Marc Maufort
University of Brussels

Negotiating “Otherness”: Conflict and Cooperation in Contemporary Asian Canadian Dramaturgies.

This paper proposes to examine the dramatic methods through which a number of Asian Canadian playwrights have articulated the “Otherness” of Asianness in contemporary English Canadian society. Such process of negotiation involves various nuances of conflict and cooperation in the works of the three playwrights I have selected to illustrate facets of this phenomenon: Marty Chan’s Mom, Dad, I’m Living with a White Girl; M. J. Kang’s Noran Bang. The Yellow Room, and Padma Viswanathan’s House of Sacred Cows. The very notion of Asian Canadian identity itself proves a highly fluid concept, whose boundaries are constantly repositioned. The notion of “Asian Canadian” resists homogenisation, as exemplified in the differing perspectives offered by Chan’s Chineseness, Kang’s Korean background, and Viswanathan’s Indian roots. Thematically and aesthetically, the three works analyzed here demonstrate patterns of conflict and cooperation. First, the uprooted protagonists’ search for belonging in their new Western environment, while initially suggesting conflict and alieneation, often culminates in an epiphanic process entailing a hybrid fusion of the characters’ dual cultural allegiances.

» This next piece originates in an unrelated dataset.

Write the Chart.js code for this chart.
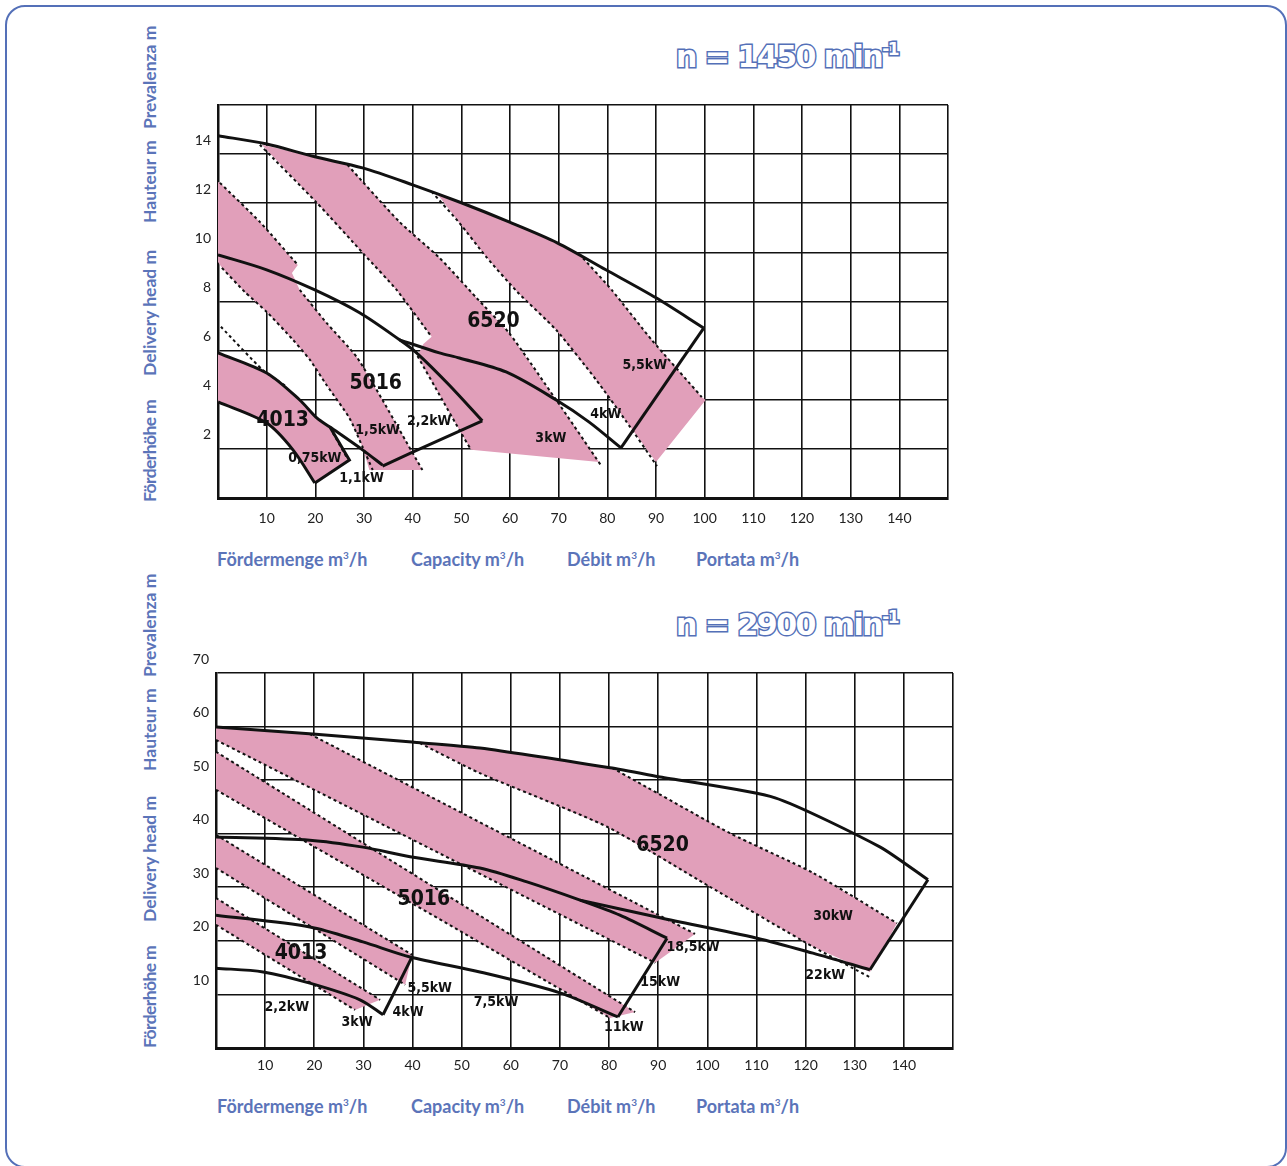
<!DOCTYPE html>
<html>
<head>
<meta charset="utf-8">
<script src="https://cdn.jsdelivr.net/npm/chart.js@4.4.1/dist/chart.umd.min.js"></script>
<style>
  body { margin: 0; background: #fff; width: 1287px; height: 1166px; position: relative; overflow: hidden; }
  .frame { position: absolute; left: 5px; top: 5px; width: 1282px; height: 1163px; border: 2.5px solid #5470b8; border-radius: 20px; box-sizing: border-box; }
  .wrap { position: absolute; }
  .ytitle { position: absolute; transform: rotate(-90deg); transform-origin: left top; white-space: nowrap;
            font: bold 17.5px Lato, "Open Sans", sans-serif; color: #5b74b9; line-height: 20px; }
  .xtitle { position: absolute; white-space: nowrap; font: bold 18px Lato, "Open Sans", sans-serif; color: #5b74b9; }
  .xtitle sup { font-size: 10px; }
  .head { position: absolute; white-space: nowrap; font: bold 30px "DejaVu Sans", sans-serif; letter-spacing: -1.5px;
          color: #fff; -webkit-text-stroke: 3px #5470b8; paint-order: stroke fill; }
  .head sup { font-size: 17px; vertical-align: 12px; }
</style>
</head>
<body>
<div class="frame"></div>

<div class="head" style="left:676px; top:39px;">n = 1450 min<sup>-1</sup></div>
<div class="head" style="left:676px; top:607px;">n = 2900 min<sup>-1</sup></div>

<div class="ytitle" style="left:140px; top:502px; letter-spacing:-0.6px;">Förderhöhe m</div>
<div class="ytitle" style="left:140px; top:376px;">Delivery head m</div>
<div class="ytitle" style="left:140px; top:223px;">Hauteur m</div>
<div class="ytitle" style="left:140px; top:129px;">Prevalenza m</div>

<div class="ytitle" style="left:140px; top:1048px; letter-spacing:-0.6px;">Förderhöhe m</div>
<div class="ytitle" style="left:140px; top:922px;">Delivery head m</div>
<div class="ytitle" style="left:140px; top:771px;">Hauteur m</div>
<div class="ytitle" style="left:140px; top:677px;">Prevalenza m</div>

<div class="xtitle" style="left:217px; top:548px;">Fördermenge m<sup>3</sup>/h</div>
<div class="xtitle" style="left:411px; top:548px;">Capacity m<sup>3</sup>/h</div>
<div class="xtitle" style="left:567px; top:548px;">Débit m<sup>3</sup>/h</div>
<div class="xtitle" style="left:696px; top:548px;">Portata m<sup>3</sup>/h</div>

<div class="xtitle" style="left:217px; top:1095px;">Fördermenge m<sup>3</sup>/h</div>
<div class="xtitle" style="left:411px; top:1095px;">Capacity m<sup>3</sup>/h</div>
<div class="xtitle" style="left:567px; top:1095px;">Débit m<sup>3</sup>/h</div>
<div class="xtitle" style="left:696px; top:1095px;">Portata m<sup>3</sup>/h</div>

<div class="wrap" style="left:160px; top:88px; width:800px; height:450px;"><canvas id="chart1"></canvas></div>
<div class="wrap" style="left:158px; top:640px; width:805px; height:450px;"><canvas id="chart2"></canvas></div>

<script>
// ---- n = 1450 min-1  (x = m3/h, y = m) ----
const lowMax6520 = [[0,14.75],[9.8,14.42],[19.9,13.89],[29.7,13.44],[40,12.75],[50,12.02],[59.8,11.24],[69.7,10.39],[79.7,9.29],[90,8.15],[99.8,6.92]];
const lowEdge6520 = [[99.8,6.92],[82.8,2.04]];
const lowMin6520 = [[37.3,6.44],[45.5,5.91],[49.6,5.70],[59.2,5.13],[69.5,3.99],[76.2,3.10],[82.8,2.04]];
const lowMax5016 = [[0,9.90],[10,9.29],[19.9,8.47],[29.1,7.54],[37.3,6.44],[40.8,5.91],[47.5,4.60],[54.3,3.14]];
const lowEdge5016 = [[54.3,3.14],[40,1.87],[33.8,1.30]];
const lowMin5016 = [[0,5.91],[10,5.09],[16.8,3.99],[20.3,3.26],[23,2.89],[29.7,1.96],[33.8,1.34]];
const lowEdge4013 = [[23,2.89],[27,1.55],[19.9,0.61]];
const lowMin4013 = [[0,3.91],[10,3.05],[15.4,1.96],[19.9,0.61]];

const lowBand6520a = [[9.0,14.38],[19.9,13.89],[26.6,13.56],[37.3,11.24],[45.5,9.78],[53.1,8.15],[59.8,6.72],[69.5,3.99],[78.3,1.47],
  [52.0,1.96],[49.6,2.77],[46.1,3.99],[41.0,5.78],[42.2,6.27],[43.9,6.56],[36.7,8.47],[30.1,9.90],[20.3,12.02],[9.0,14.38]];
const lowBand6520b = [[43.9,12.47],[50,12.02],[59.8,11.24],[69.7,10.39],[74.2,9.94],[80.9,8.47],[89.1,6.44],[99.4,4.11],[100.2,3.99],[90,1.47],
  [83.8,3.14],[77.7,4.81],[69.5,6.84],[61.5,8.39],[55.1,9.82],[49.6,11.20],[45.5,12.26],[43.9,12.47]];
const lowBand5016 = [[0,12.87],[0.4,12.83],[8.6,11.24],[16.4,9.49],[15.2,9.16],[16.8,8.47],[22.3,7.13],[28.5,5.74],[33.8,3.99],[37.3,2.77],[42.0,1.14],
  [31.1,1.14],[29.7,2.08],[27.0,3.26],[22.3,4.60],[18.9,5.62],[15.4,6.44],[10,7.58],[5.5,8.39],[0.8,9.37],[0,9.61],[0,12.87]];
const lowBand4013 = [[0,5.91],[10,5.09],[16.8,3.99],[20.3,3.26],[23,2.89],[27,1.55],[19.9,0.61],[15.4,1.96],[10,3.05],[0,3.91],[0,5.91]];

const lowDots = [
  [[0.4,12.83],[8.6,11.24],[16.4,9.49]],
  [[0.8,9.37],[5.5,8.39],[10,7.58],[15.4,6.44],[18.9,5.62],[22.3,4.60],[27,3.26],[29.7,2.08],[31.8,1.14]],
  [[16.8,8.47],[22.3,7.13],[28.5,5.74],[33.8,3.99],[37.3,2.77],[42.0,1.14]],
  [[0.6,6.97],[9.2,5.21],[14,4.55]],
  [[23.6,2.65],[26.4,1.67]],
  [[8.6,14.38],[20.3,12.02],[30.1,9.90],[36.7,8.47],[43.9,6.56]],
  [[41.0,5.78],[46.1,3.99],[49.6,2.77],[52.0,1.96]],
  [[26.6,13.56],[37.3,11.24],[45.5,9.78],[53.1,8.15],[59.8,6.72],[69.5,3.99],[78.8,1.3]],
  [[43.9,12.47],[49.6,11.20],[55.1,9.82],[61.5,8.39],[69.5,6.84],[77.7,4.81],[83.8,3.14],[90.2,1.3]],
  [[74.2,9.94],[80.9,8.47],[89.1,6.44],[99.4,4.11]]
];
const lowLabels = [
  ['6520',56.6,7.17,'big'],['5016',32.4,4.64,'big'],['4013',13.3,3.14,'big'],
  ['5,5kW',87.7,5.42],['4kW',79.7,3.42],['3kW',68.4,2.44],['2,2kW',43.4,3.14],
  ['1,5kW',32.8,2.77],['0,75kW',19.9,1.63],['1,1kW',29.5,0.81]
];

// ---- n = 2900 min-1 ----
const highMax6520 = [[0,59.9],[19.7,58.6],[39.9,57.1],[53.7,56.0],[80.2,52.3],[90.4,50.6],[113.8,46.7],[135.2,37.5],[144.9,31.4]];
const highEdge6520 = [[144.9,31.4],[133.1,14.6]];
const highMin6520 = [[74.1,27.6],[90.4,24.3],[110.1,20.5],[121.5,17.7],[133.1,14.6]];
const highMax5016 = [[0,39.4],[19.1,38.8],[29.9,37.5],[39.5,35.7],[53.7,33.6],[63.3,31.0],[74.1,27.6],[82.2,24.8],[91.8,20.5]];
const highEdge5016 = [[91.8,20.5],[81.8,5.8]];
const highMin5016 = [[0,24.8],[19.1,22.6],[29.9,19.8],[39.5,17.0],[53.7,14.2],[70.0,10.3],[81.8,5.8]];
const highEdge4013 = [[39.9,17.0],[34.0,6.2]];
const highMin4013 = [[0,14.9],[9.6,14.2],[19.1,12.1],[29.3,9.0],[34.0,6.2]];

const highBand1 = [[0,59.9],[19.1,58.6],[97.5,21.3],[89.4,15.9],[0,57.5],[0,59.9]];
const highBand2 = [[0,55.3],[85.3,6.7],[80.2,5.6],[0,48.2],[0,55.3]];
const highBand3 = [[0,39.8],[39.9,17.4],[38.5,11.8],[0,33.6],[0,39.8]];
const highBand4 = [[0,28.0],[33.4,9.0],[28.3,7.1],[0,23.0],[0,28.0]];
const highBand6520 = [[42.5,56.6],[53.7,56.0],[80.6,52.3],[85.7,49.7],[104.6,40.1],[121.5,32.7],[138.6,23.3],[133.1,14.2],
  [121.5,18.9],[100.5,30.1],[79.6,41.3],[53.7,51.3],[41.5,56.9],[42.5,56.6]];

const highDots = [
  [[19.1,58.6],[97.5,21.3]], [[0,57.5],[89.4,15.9]],
  [[0,55.3],[85.3,6.7]], [[0,48.2],[80.2,5.6]],
  [[0,39.8],[39.9,17.4]], [[0,33.6],[38.5,11.8]],
  [[0,28.0],[33.4,9.0]], [[0,23.0],[28.3,7.1]],
  [[80.6,52.3],[85.7,49.7],[104.6,40.1],[121.5,32.7],[138.6,23.3]],
  [[41.5,56.9],[53.7,51.3],[79.6,41.3],[100.5,30.1],[121.5,18.9],[133.1,13.2]]
];
const highLabels = [
  ['6520',90.9,37.7,'big'],['5016',42.3,27.8,'big'],['4013',17.3,17.6,'big'],
  ['30kW',125.6,24.5],['22kW',124.0,13.6],['18,5kW',97.1,18.7],['15kW',90.4,12.3],['11kW',83.0,3.9],
  ['7,5kW',57.0,8.6],['5,5kW',43.5,11.2],['4kW',39.1,6.7],['3kW',28.7,4.8],['2,2kW',14.4,7.5]
];

const PINK = '#e19fba';
const pts = arr => arr.map(p => ({x: p[0], y: p[1]}));

function curve(arr, tension) {
  return {data: pts(arr), showLine: true, pointRadius: 0, borderColor: '#111', borderWidth: 3,
          fill: false, tension: tension, order: 0};
}
function band(arr) {
  return {data: pts(arr), showLine: true, pointRadius: 0, borderColor: 'rgba(0,0,0,0)', borderWidth: 0,
          backgroundColor: PINK, fill: 'shape', tension: 0, order: 3};
}
function dots(arr) {
  return {data: pts(arr), showLine: true, pointRadius: 0, borderColor: '#111', borderWidth: 2,
          borderDash: [3, 3], fill: false, tension: 0.2, order: 1};
}

function labelPlugin(items) {
  return {
    id: 'curveLabels',
    afterDraw(chart) {
      const ctx = chart.ctx, xs = chart.scales.x, ys = chart.scales.y;
      ctx.save();
      ctx.fillStyle = '#111';
      ctx.textAlign = 'center';
      ctx.textBaseline = 'middle';
      items.forEach(l => {
        ctx.font = l[3] === 'big' ? 'bold 21px "DejaVu Sans Condensed", "DejaVu Sans", sans-serif'
                                  : 'bold 14px "DejaVu Sans Condensed", "DejaVu Sans", sans-serif';
        ctx.fillText(l[0], xs.getPixelForValue(l[1]), ys.getPixelForValue(l[2]));
      });
      ctx.restore();
    }
  };
}

function makeChart(el, datasets, yMax, yStep, showTop, padding, xPad, items) {
  return new Chart(el, {
    type: 'scatter',
    data: {datasets: datasets},
    options: {
      responsive: true,
      maintainAspectRatio: false,
      animation: false,
      layout: {padding: padding},
      plugins: {legend: {display: false}, tooltip: {enabled: false}},
      scales: {
        x: {
          type: 'linear', min: 0, max: 150, z: 1,
          grid: {color: '#111', lineWidth: 1.6, drawTicks: false},
          border: {color: '#111', width: 3},
          ticks: {stepSize: 10, padding: xPad, color: '#222', font: {family: 'Lato', size: 14},
                  callback: v => (v === 0 || v === 150) ? '' : v},
          afterFit: s => { s.height = 30; }
        },
        y: {
          type: 'linear', min: 0, max: yMax, z: 1,
          grid: {color: '#111', lineWidth: 1.6, drawTicks: false},
          border: {color: '#111', width: 2.5},
          ticks: {stepSize: yStep, padding: 7, labelOffset: -14, color: '#222', font: {family: 'Lato', size: 14},
                  callback: v => (v === 0 || (v === yMax && !showTop)) ? '' : v},
          afterFit: s => { s.width = 58; }
        }
      }
    },
    plugins: [labelPlugin(items)]
  });
}

const ds1 = [
  band(lowBand6520a), band(lowBand6520b), band(lowBand5016), band(lowBand4013),
  ...lowDots.map(dots),
  curve(lowMax6520, 0.3), curve(lowEdge6520, 0), curve(lowMin6520, 0.3),
  curve(lowMax5016, 0.3), curve(lowEdge5016, 0), curve(lowMin5016, 0.3),
  curve(lowEdge4013, 0), curve(lowMin4013, 0.3)
];
const ds2 = [
  band(highBand1), band(highBand2), band(highBand3), band(highBand4), band(highBand6520),
  ...highDots.map(dots),
  curve(highMax6520, 0.2), curve(highEdge6520, 0), curve(highMin6520, 0.3),
  curve(highMax5016, 0.3), curve(highEdge5016, 0), curve(highMin5016, 0.3),
  curve(highEdge4013, 0), curve(highMin4013, 0.3)
];

makeChart(document.getElementById('chart1'), ds1, 16, 2, false, {top: 17, right: 10, bottom: 10, left: 0}, 12, lowLabels);
makeChart(document.getElementById('chart2'), ds2, 70, 10, true, {top: 33, right: 10, bottom: 12, left: 0}, 9, highLabels);
</script>
</body>
</html>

Likewise, the fragmented structure of these plays combines elements derived from the tradition of Western stage realism with techniques derived from the protagonists’ Asian mother culture. This innovative blend results in hybrid aesthetics akin to a form of magic realism relying on Asian myths and legends. Thus, the artistic sophistication of the works analyzed suggests that Asian Canadian plays deserve their just recognition in the canon of English Canadian drama.